誰かと衝突したら…「修復的対話」を スクールソーシャルワーカー草分け 山下さん 長崎県庁で講演

修復的対話について話す山下さん=長崎県庁

 学校現場で子どもの問題に対処するスクールソーシャルワーカー(SSW)の草分け的存在で、日本社会事業大名誉教授の山下英三郎さん(73)=長崎市出身=が25日、長崎県庁で「こじれた関係をどう修復するか」と題して講演。人と人が衝突したときに当事者間の対等な話し合いで関係構築を図ろうとする「修復的対話」の実践を呼び掛けた。
 山下さんは、学校現場でのいじめやけんかのトラブルに対する解決手段として修復的対話を紹介。
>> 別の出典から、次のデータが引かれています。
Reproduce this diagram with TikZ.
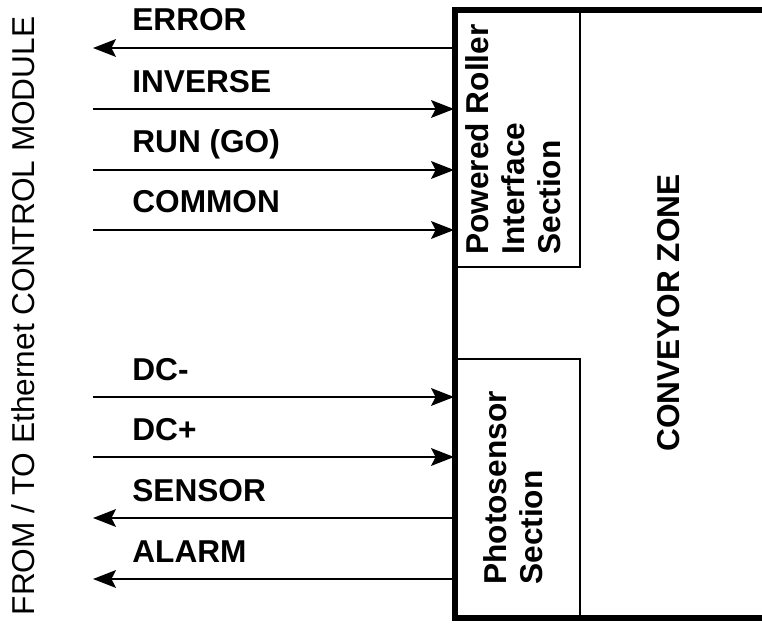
\documentclass[tikz,border=0pt]{standalone}
\usepackage{fontspec}
\setmainfont{Liberation Sans}
\usepackage{tikz}
\usetikzlibrary{arrows.meta, positioning}

\begin{document}
\begin{tikzpicture}[x=0.02cm, y=-0.02cm, >={Stealth[length=13pt, width=10pt, inset=2.5pt]},
    sig/.style={line width=1.5pt},
    lbl/.style={anchor=base west, inner sep=0pt, font=\fontsize{18}{21}\selectfont\bfseries},
    section/.style={draw, line width=1.1pt, minimum width=2.5cm, inner sep=0pt,
        font=\fontsize{18}{20.5}\selectfont\bfseries},
    zoneline/.style={line width=3pt}]
    \useasboundingbox (0,0) rectangle (762,632);

    \draw[zoneline] (762,10) -- (455,10) -- (455,618) -- (762,618);

    \node[section, minimum height=5.1cm] (roller) at (517.5,139.5)
        {\rotatebox{90}{\begin{tabular}{@{}l@{}}Powered Roller\\Interface\\Section\end{tabular}}};
    \node[section, minimum height=5.16cm] (photo) at (517.5,488)
        {\rotatebox{90}{\begin{tabular}{@{}l@{}}Photosensor\\Section\end{tabular}}};
    \node[font=\fontsize{18}{21}\selectfont\bfseries, rotate=90] (zone) at (669,313) {CONVEYOR ZONE};
    \node[font=\fontsize{18}{21}\selectfont, rotate=90] (module) at (23,316) {FROM / TO Ethernet CONTROL MODULE};

    \coordinate (error) at (93,48);
    \coordinate (inverse) at (93,109);
    \coordinate (run) at (93,170);
    \coordinate (common) at (93,230);
    \coordinate (dcm) at (93,397);
    \coordinate (dcp) at (93,457);
    \coordinate (sensor) at (93,518);
    \coordinate (alarm) at (93,579);

    \draw[sig, <-] (error) -- (error -| roller.west);
    \draw[sig, ->] (inverse) -- (inverse -| roller.west);
    \draw[sig, ->] (run) -- (run -| roller.west);
    \draw[sig, ->] (common) -- (common -| roller.west);
    \draw[sig, ->] (dcm) -- (dcm -| photo.west);
    \draw[sig, ->] (dcp) -- (dcp -| photo.west);
    \draw[sig, <-] (sensor) -- (sensor -| photo.west);
    \draw[sig, <-] (alarm) -- (alarm -| photo.west);

    \node[lbl] (errorlbl) at (132,31) {ERROR};
    \node[lbl] (inverselbl) at (132,92) {INVERSE};
    \node[lbl] (runlbl) at (132,153) {RUN (GO)};
    \node[lbl] (commonlbl) at (132,213) {COMMON};
    \node[lbl] (dcmlbl) at (132,380) {DC-};
    \node[lbl] (dcplbl) at (132,440) {DC+};
    \node[lbl] (sensorlbl) at (132,501) {SENSOR};
    \node[lbl] (alarmlbl) at (132,562) {ALARM};
\end{tikzpicture}
\end{document}
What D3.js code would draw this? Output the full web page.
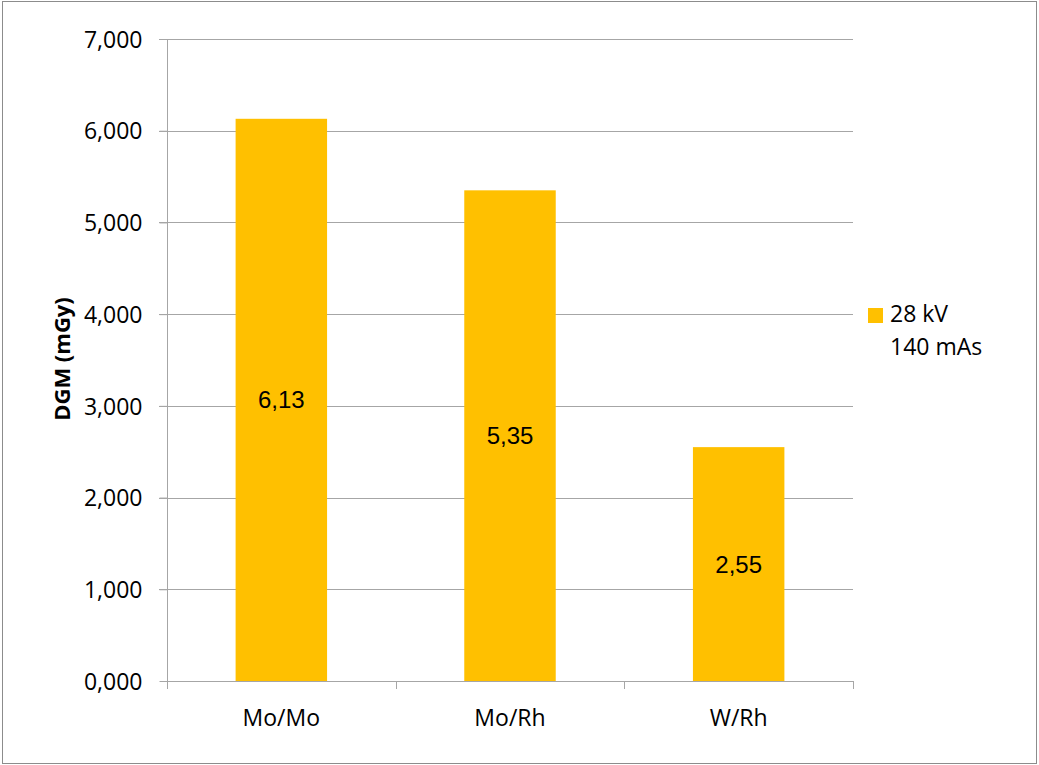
<!DOCTYPE html>
<html><head><meta charset="utf-8">
<script src="https://cdn.jsdelivr.net/npm/d3@7"></script>
<style>body{margin:0;background:#fff}</style>
</head><body>
<svg id="c" width="1039" height="765"></svg>
<script>
const categories = ["Mo/Mo", "Mo/Rh", "W/Rh"];
const values = [6130, 5350, 2550];
const valueLabels = ["6,13", "5,35", "2,55"];
const yTicks = [0, 1000, 2000, 3000, 4000, 5000, 6000, 7000];
const yTickLabels = ["0,000", "1,000", "2,000", "3,000", "4,000", "5,000", "6,000", "7,000"];
const legendLines = ["28 kV", "140 mAs"];
const yTitle = "DGM (mGy)";

const svg = d3.select("#c");
const pL = 167, pR = 853, pT = 39, pB = 681;
const axisFont = "'Open Sans', sans-serif";
const fs = 23;

svg.append("rect").attr("x", 2.5).attr("y", 1.5).attr("width", 1034).attr("height", 762)
  .attr("fill", "#fff").attr("stroke", "#8c8c8c").attr("stroke-width", 1);

const x = d3.scaleBand().domain(categories).range([pL, pR]).paddingInner(0.6).paddingOuter(0.3);
const y = d3.scaleLinear().domain([0, 7000]).range([pB, pT]);

// gridlines
svg.append("g").selectAll("line").data(yTicks.filter(d => d > 0)).join("line")
  .attr("x1", pL - 8).attr("x2", pR).attr("y1", d => Math.round(y(d)) + 0.5).attr("y2", d => Math.round(y(d)) + 0.5)
  .attr("stroke", "#a6a6a6").attr("stroke-width", 1);

// y axis
const yAxis = d3.axisLeft(y).tickValues(yTicks).tickSize(8).tickPadding(17)
  .tickFormat((d, i) => yTickLabels[i]);
const gy = svg.append("g").attr("transform", `translate(${pL + 0.5},0)`).call(yAxis);
gy.select(".domain").attr("stroke", "#a6a6a6").attr("d", `M0,${pT}V${pB}`);
gy.selectAll(".tick line").attr("stroke", "#a6a6a6");
gy.selectAll(".tick text").attr("font-family", axisFont).attr("font-size", fs).attr("fill", "#000").attr("dy", "0.36em");

// bars
svg.append("g").selectAll("rect").data(values).join("rect")
  .attr("x", (d, i) => x(categories[i])).attr("width", x.bandwidth())
  .attr("y", d => y(d)).attr("height", d => y(0) - y(d))
  .attr("fill", "#ffc000");

// x axis
const xBoundaries = [pL, pL + (pR - pL) / 3, pL + 2 * (pR - pL) / 3, pR];
const gx = svg.append("g");
gx.append("line").attr("x1", pL).attr("x2", pR + 0.5).attr("y1", pB + 0.5).attr("y2", pB + 0.5)
  .attr("stroke", "#a6a6a6");
gx.selectAll(".tk").data(xBoundaries).join("line").attr("class", "tk")
  .attr("x1", d => Math.round(d) + 0.5).attr("x2", d => Math.round(d) + 0.5)
  .attr("y1", pB).attr("y2", pB + 8).attr("stroke", "#a6a6a6");
gx.selectAll("text").data(categories).join("text")
  .attr("x", d => x(d) + x.bandwidth() / 2).attr("y", 726)
  .attr("text-anchor", "middle").attr("font-family", axisFont).attr("font-size", fs).attr("fill", "#000")
  .text(d => d);

// value labels
svg.append("g").selectAll("text").data(values).join("text")
  .attr("x", (d, i) => x(categories[i]) + x.bandwidth() / 2)
  .attr("y", d => (y(d) + y(0)) / 2 + 8.5)
  .attr("text-anchor", "middle").attr("font-family", "'Liberation Sans', Arial, sans-serif").attr("font-size", 24).attr("fill", "#000")
  .text((d, i) => valueLabels[i]);

// y title
svg.append("text").attr("transform", "translate(70,359) rotate(-90)")
  .attr("text-anchor", "middle").attr("font-family", axisFont).attr("font-weight", "bold").attr("font-size", 22)
  .attr("fill", "#000").text(yTitle);

// legend
svg.append("rect").attr("x", 868).attr("y", 308).attr("width", 15).attr("height", 15).attr("fill", "#ffc000");
svg.append("g").selectAll("text").data(legendLines).join("text")
  .attr("x", 890).attr("y", (d, i) => 322 + i * 33)
  .attr("font-family", axisFont).attr("font-size", fs).attr("fill", "#000").text(d => d);
</script>
</body></html>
これまでは第三者の大人が当事者を引き離し、責任を追及したり謝罪を強要したりするなどの「力ずくな解決」が図られてきたと指摘した。
 その上で「当事者それぞれに意見を述べる機会を与え、問題解決の過程に参加させることが必要だ」と強調。当事者が子ども同士の場合、大人が中立的立場で間に入り、被害者と加害者の双方向の対話を促しながら関係再構築をサポートしてほしいと訴えた。
 山下さんは1986年に埼玉県で日本初のSSWとして活動開始。現在、社会活動の研修を指導するNPO法人「コスモス村」を運営している。講演は、子どもの支援活動に取り組む市民団体「子どもの権利条約ながさきネット」が主催。約120人が聴講した。